- **Provided records**
-*-*-

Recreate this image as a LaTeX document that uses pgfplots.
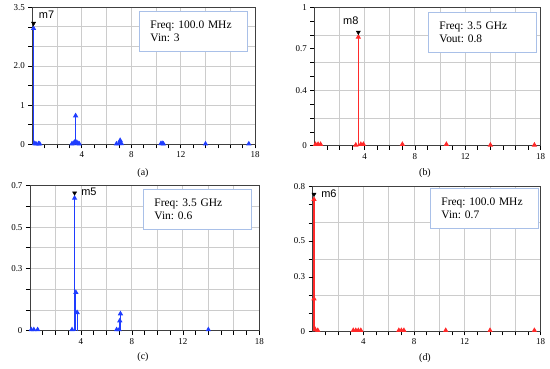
\documentclass[border=0pt]{standalone}
\usepackage{fontspec}
\setmainfont{Liberation Serif}
\newfontfamily\msans{Liberation Sans}
\usepackage{pgfplots}
\pgfplotsset{compat=1.18}
\frenchspacing
\definecolor{boxblue}{HTML}{A9C0E8}
\definecolor{gridgray}{HTML}{CCCCCC}
\definecolor{adsblue}{HTML}{1F3DFF}
\definecolor{adsred}{HTML}{FF2A2A}
\pgfplotsset{
  adsaxis/.style={
    scale only axis,
    anchor=north west,
    xmin=0, xmax=18, ymin=0,
    xtick={2,4,...,18},
    xticklabels={,4,,8,,12,,,18},
    minor xtick={1,3,...,17},
    xmajorgrids, ymajorgrids,
    major grid style={draw=gridgray, line width=0.9bp},
    minor grid style={draw=none},
    axis line style={draw=black!75, line width=1bp},
    tick align=outside,
    tick style={draw=black, line width=0.7bp},
    major tick length=4bp,
    minor tick length=4bp,
    xtick pos=bottom, ytick pos=left,
    tick label style={font=\fontsize{9}{10}\selectfont},
    /pgf/number format/assume math mode=true,
    clip=false,
  },
  stem/.style={ycomb, line width=1.1bp, mark=triangle*, mark size=2bp, mark options={solid}},
  mk/.style={only marks, mark=triangle*, mark size=2.4bp, mark options={rotate=180, fill=black, draw=black}},
}
\newcommand{\infobox}[3]{\node[draw=boxblue, line width=0.9bp, fill=white, anchor=north west, minimum width=108bp, minimum height=40bp, text width=86bp, align=left, inner xsep=11bp, font=\fontsize{11.5}{13}\selectfont] at (#1) {#2\\#3};}
\begin{document}
\begin{tikzpicture}[x=1bp,y=1bp]
\useasboundingbox (0,0) rectangle (550,368);
% (a)
\begin{axis}[adsaxis, at={(32.3bp,360.7bp)}, width=222.7bp, height=137bp,
  ymax=3.5, ytick={0,0.5,...,3.5}, yticklabels={0,,1,,2.0,,,3.5}]
\addplot[stem, color=adsblue] coordinates {
(0.1,2.96) (0.2,0.02) (0.3,0.01) (0.5,0.015) (0.6,0.01)
(3.2,0.01) (3.3,0.02) (3.4,0.05) (3.5,0.73) (3.6,0.05) (3.7,0.02) (3.8,0.01)
(6.8,0.01) (7.0,0.02) (7.1,0.10) (7.2,0.02)
(10.4,0.02) (10.5,0.02) (10.6,0.01) (14.0,0.01) (17.5,0.01)};
\addplot[mk] coordinates {(0.1,3.09)};
\node[font=\msans\fontsize{11}{13}\selectfont, anchor=west] at (axis cs:0.25,3.32) {m7};
\end{axis}
% (b)
\begin{axis}[adsaxis, at={(314.3bp,360.7bp)}, width=226.4bp, height=138.4bp,
  ymax=1, ytick={0,0.2,...,1.0}, yticklabels={0,,0.4,,,1},
  minor ytick={0.1,0.3,0.5,0.7,0.9},
  extra y ticks={0.7}, extra y tick labels={0.7},
  extra y tick style={grid=none}]
\addplot[stem, color=adsred] coordinates {
(0.1,0.01) (0.3,0.01) (0.5,0.01) (3.3,0.005) (3.5,0.785) (3.7,0.01) (3.9,0.01)
(7.0,0.01) (10.5,0.01) (14.0,0.005) (17.5,0.005)};
\addplot[mk] coordinates {(3.5,0.82)};
\node[font=\msans\fontsize{11}{13}\selectfont] at (axis cs:2.9,0.905) {m8};
\end{axis}
% (c)
\begin{axis}[adsaxis, at={(30bp,182.3bp)}, width=229.3bp, height=145bp,
  ymax=0.7, ytick={0,0.1,...,0.7}, yticklabels={0,,,0.3,,0.5,,0.7}]
\addplot[stem, color=adsblue] coordinates {
(0.1,0.005) (0.3,0.005) (0.6,0.005) (3.3,0.005) (3.5,0.64) (3.6,0.185) (3.7,0.088)
(6.8,0.005) (7.0,0.005) (7.05,0.048) (7.1,0.082) (14.0,0.005)};
\addplot[mk] coordinates {(3.5,0.665)};
\node[font=\msans\fontsize{11}{13}\selectfont, anchor=west] at (axis cs:3.75,0.672) {m5};
\end{axis}
% (d)
\begin{axis}[adsaxis, at={(312.7bp,181.3bp)}, width=228bp, height=144.6bp,
  ymax=0.8, ytick={0,0.2,...,0.8}, yticklabels={0,,,,0.8},
  minor ytick={0.1,0.3,0.5,0.7},
  extra y ticks={0.3,0.5}, extra y tick labels={0.3,0.5},
  extra y tick style={grid=none}]
\addplot[stem, color=adsred] coordinates {
(0.1,0.73) (0.1,0.18) (0.2,0.01) (0.4,0.005)
(3.2,0.005) (3.4,0.005) (3.6,0.005) (3.8,0.005)
(6.8,0.005) (7.0,0.005) (7.2,0.005) (10.5,0.005) (14.0,0.005) (17.5,0.005)};
\addplot[mk] coordinates {(0.1,0.758)};
\node[font=\msans\fontsize{11}{13}\selectfont, anchor=west] at (axis cs:0.4,0.76) {m6};
\end{axis}
% info boxes
\infobox{139,357}{Freq: 100.0 MHz}{Vin: 3}
\infobox{428,356}{Freq: 3.5 GHz}{Vout: 0.8}
\infobox{143,179}{Freq: 3.5 GHz}{Vin: 0.6}
\infobox{430,180}{Freq: 100.0 MHz}{Vin: 0.7}
% captions
\node[font=\fontsize{10}{12}\selectfont] at (143,195) {(a)};
\node[font=\fontsize{10}{12}\selectfont] at (425,195) {(b)};
\node[font=\fontsize{10}{12}\selectfont] at (143,10.5) {(c)};
\node[font=\fontsize{10}{12}\selectfont] at (425,10) {(d)};
\end{tikzpicture}
\end{document}
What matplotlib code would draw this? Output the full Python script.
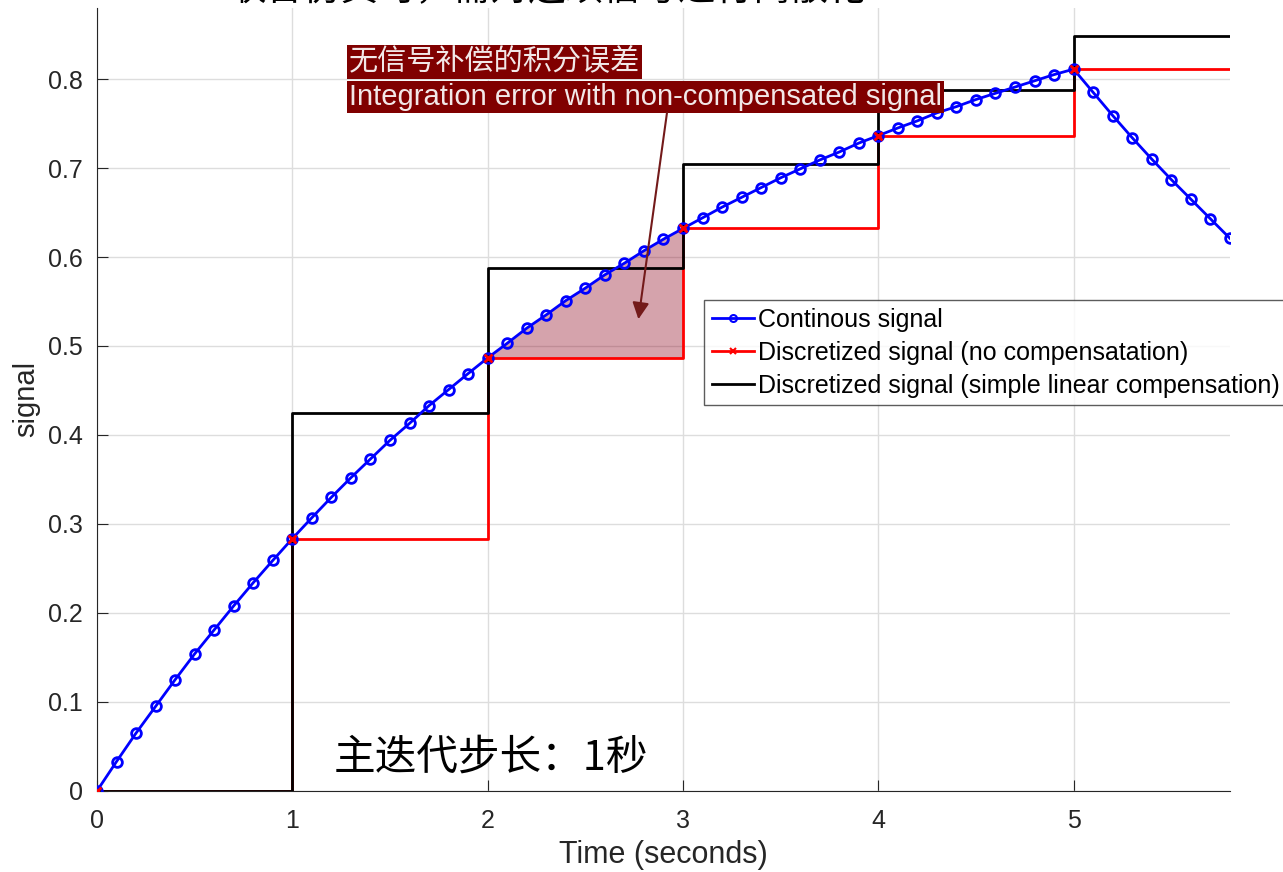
import numpy as np
import matplotlib.pyplot as plt

plt.rcParams['font.family'] = ['Liberation Sans', 'Noto Sans CJK SC', 'DejaVu Sans']

# continuous signal, sampled every 0.1 s
t_cont = [0.0, 0.1, 0.2, 0.3, 0.4, 0.5, 0.6, 0.7, 0.8, 0.9,
          1.0, 1.1, 1.2, 1.3, 1.4, 1.5, 1.6, 1.7, 1.8, 1.9,
          2.0, 2.1, 2.2, 2.3, 2.4, 2.5, 2.6, 2.7, 2.8, 2.9,
          3.0, 3.1, 3.2, 3.3, 3.4, 3.5, 3.6, 3.7, 3.8, 3.9,
          4.0, 4.1, 4.2, 4.3, 4.4, 4.5, 4.6, 4.7, 4.8, 4.9,
          5.0, 5.1, 5.2, 5.3, 5.4, 5.5, 5.6, 5.7, 5.8]
y_cont = [0.000, 0.033, 0.065, 0.095, 0.125, 0.154, 0.181, 0.208, 0.234, 0.259,
          0.2835, 0.307, 0.330, 0.352, 0.373, 0.394, 0.413, 0.433, 0.451, 0.469,
          0.4866, 0.503, 0.520, 0.535, 0.551, 0.565, 0.580, 0.593, 0.607, 0.620,
          0.6321, 0.644, 0.656, 0.667, 0.678, 0.689, 0.699, 0.709, 0.718, 0.728,
          0.7364, 0.745, 0.753, 0.762, 0.769, 0.777, 0.784, 0.791, 0.798, 0.805,
          0.8111, 0.785, 0.759, 0.734, 0.710, 0.687, 0.665, 0.643, 0.621]

# discrete samples (step 1 s)
t_step = [0, 1, 2, 3, 4, 5, 5.8]
y_nocomp = [0.0, 0.2835, 0.4866, 0.6321, 0.7364, 0.8111, 0.8111]
y_linear = [0.0, 0.425, 0.588, 0.705, 0.788, 0.848, 0.848]

fig = plt.figure(figsize=(12.83, 8.72), dpi=100)
ax = fig.add_axes([0.0756, 0.093, 0.883, 0.898])

# shaded integration error between t=2 and t=3
tc = np.array(t_cont)
yc = np.array(y_cont)
m = (tc >= 2.0) & (tc <= 3.0)
ax.fill_between(tc[m], y_nocomp[2], yc[m], color=(0.55, 0.0, 0.1), alpha=0.36,
                linewidth=0, zorder=1)

ax.step(t_step, y_nocomp, where='post', color='red', lw=2, zorder=2)
ax.step(t_step, y_linear, where='post', color='black', lw=2, zorder=3)
ax.plot(t_cont, y_cont, color='blue', lw=2, marker='o', ms=7, mfc='none',
        mew=2, zorder=4)
ax.plot(t_step[:-1], y_nocomp[:-1], ls='none', marker='x', color='red',
        ms=6, mew=2, zorder=5)

# legend handles
h1, = ax.plot([], [], color='blue', lw=2, marker='o', ms=5, mfc='none', mew=1.5)
h2, = ax.plot([], [], color='red', lw=2, marker='x', ms=4, mew=1.5)
h3, = ax.plot([], [], color='black', lw=2)
leg = fig.legend([h1, h2, h3],
                 ['Continous signal', 'Discretized signal (no compensatation)',
                  'Discretized signal (simple linear compensation)'],
                 loc='upper left', bbox_to_anchor=(704 / 1283, 1 - 300 / 872),
                 fontsize=18, frameon=True, fancybox=False, handlelength=1.7,
                 handletextpad=0.15, borderpad=0.3, labelspacing=0.36,
                 borderaxespad=0)
leg.get_frame().set_edgecolor('#333333')
leg.get_frame().set_linewidth(1)

ax.set_xlim(0, 5.8)
ax.set_ylim(0, 0.88)
ax.set_xticks([0, 1, 2, 3, 4, 5])
ax.set_yticks([0, 0.1, 0.2, 0.3, 0.4, 0.5, 0.6, 0.7, 0.8])
ax.set_yticklabels(['0', '0.1', '0.2', '0.3', '0.4', '0.5', '0.6', '0.7', '0.8'])
ax.grid(True, color='#dddddd', lw=1)
ax.set_axisbelow(True)
for s in ['top', 'right']:
    ax.spines[s].set_visible(False)
for s in ['left', 'bottom']:
    ax.spines[s].set_color('#262626')
ax.tick_params(direction='in', length=8, labelsize=18, colors='#262626')
ax.tick_params(axis='x', pad=13)
ax.tick_params(axis='y', pad=10)
ax.set_xlabel('Time (seconds)', fontsize=22, color='#262626', labelpad=5)
ax.set_ylabel('signal', fontsize=21, color='#262626', labelpad=6)

# annotation of the error area
box = dict(facecolor=(0.5, 0, 0), edgecolor='none', pad=1.5)
ax.text(1.29, 0.819, '无信号补偿的积分误差', fontsize=21, color='#f2e8e8',
        va='center', ha='left', bbox=box, family=['Noto Sans CJK SC'], zorder=6)
ax.text(1.29, 0.78, 'Integration error with non-compensated signal', fontsize=21,
        color='#f2e8e8', va='center', ha='left', bbox=box, zorder=6)
ax.annotate('', xy=(2.77, 0.527), xytext=(2.92, 0.765),
            arrowprops=dict(arrowstyle='-|>', color=(0.45, 0.1, 0.1), lw=1.5,
                            mutation_scale=25), zorder=7)

ax.text(1.21, 0.037, '主迭代步长：1秒', fontsize=30, color='black', va='center',
        ha='left', family=['Noto Sans CJK SC'])

fig.text(547 / 1283, 1.012, '联合仿真时，需对连续信号进行离散化', fontsize=27,
         ha='center', va='center', family=['Noto Sans CJK SC'])

fig.savefig('out.png', dpi=100)
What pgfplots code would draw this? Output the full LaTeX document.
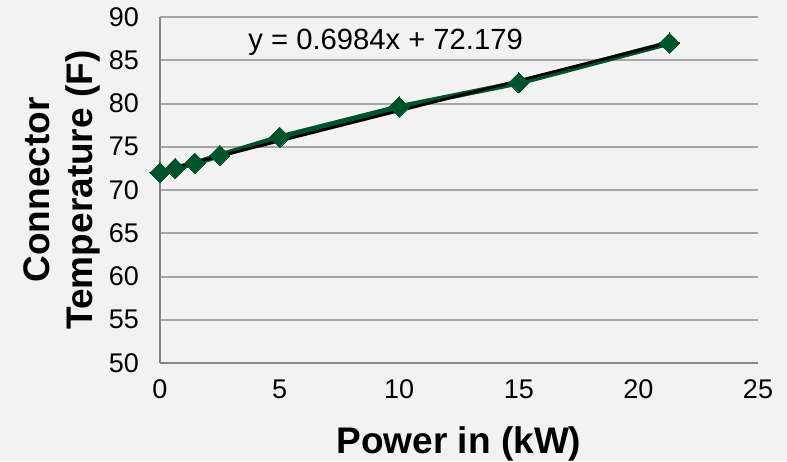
\documentclass[border=0pt]{standalone}
\usepackage{fontspec}
\setmainfont{Liberation Sans}
\usepackage{pgfplots}
\pgfplotsset{compat=1.18}
\definecolor{bggray}{HTML}{F2F2F2}
\definecolor{gridgray}{HTML}{A6A6A6}
\definecolor{axgray}{HTML}{868686}
\definecolor{sergreen}{HTML}{00532B}
\begin{document}
\begin{tikzpicture}
\path[use as bounding box, fill=bggray] (-80pt,-49pt) rectangle (313.5pt,181.5pt);
\begin{axis}[
  at={(0,0)}, anchor=south west,
  scale only axis, width=299pt, height=173pt,
  xmin=0, xmax=25, ymin=50, ymax=90,
  xtick={0,5,...,25}, ytick={50,55,...,90},
  axis x line*=bottom, axis y line*=left,
  axis line style={axgray, line width=1pt},
  x axis line style={-}, y axis line style={-},
  major tick length=0pt,
  ymajorgrids, grid style={gridgray, line width=1pt},
  tick label style={font=\fontsize{13.5}{16}\selectfont, black},
  /pgf/number format/assume math mode=true,
  yticklabel style={xshift=-7pt},
  xticklabel style={yshift=-5pt},
  xlabel={Power in (kW)},
  xlabel style={font=\bfseries\fontsize{18.5}{22}\selectfont, at={(axis description cs:0.5,-0.262)}, anchor=base},
  ylabel={Connector\\Temperature (F)},
  ylabel style={font=\bfseries\fontsize{18.5}{21.5}\selectfont, align=center, at={(axis description cs:-0.164,0.5)}, anchor=center},
  clip=false,
]
\addplot[sergreen, line width=2.75pt, mark=square*, mark size=3.6pt, mark options={rotate=45, solid, fill=sergreen, draw=sergreen, line width=0pt}]
  coordinates {(0,72.0) (0.63,72.5) (1.46,73.1) (2.5,74.0) (5,76.1) (10,79.6) (15,82.4) (21.3,87.0)};
\addplot[black, line width=1.4pt] coordinates {(0,72.179) (21.3,87.055)};
\node[anchor=base west, font=\fontsize{14.6}{17}\selectfont, inner sep=0pt] at (axis cs:3.68,86.2) {y = 0.6984x + 72.179};
\end{axis}
\end{tikzpicture}
\end{document}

-*-*-

- **Exercise objective**
Extract the stretch of lines that begins at the line with "What matplotlib code" and ends at the line with "plt.rcParams['font.family'] = ['Liberation", inclusive. Omit every picture.

- **Task response**
What matplotlib code would draw this? Output the full Python script.
import numpy as np
import matplotlib.pyplot as plt

plt.rcParams['font.family'] = ['Liberation Sans', 'Noto Sans CJK SC', 'DejaVu Sans']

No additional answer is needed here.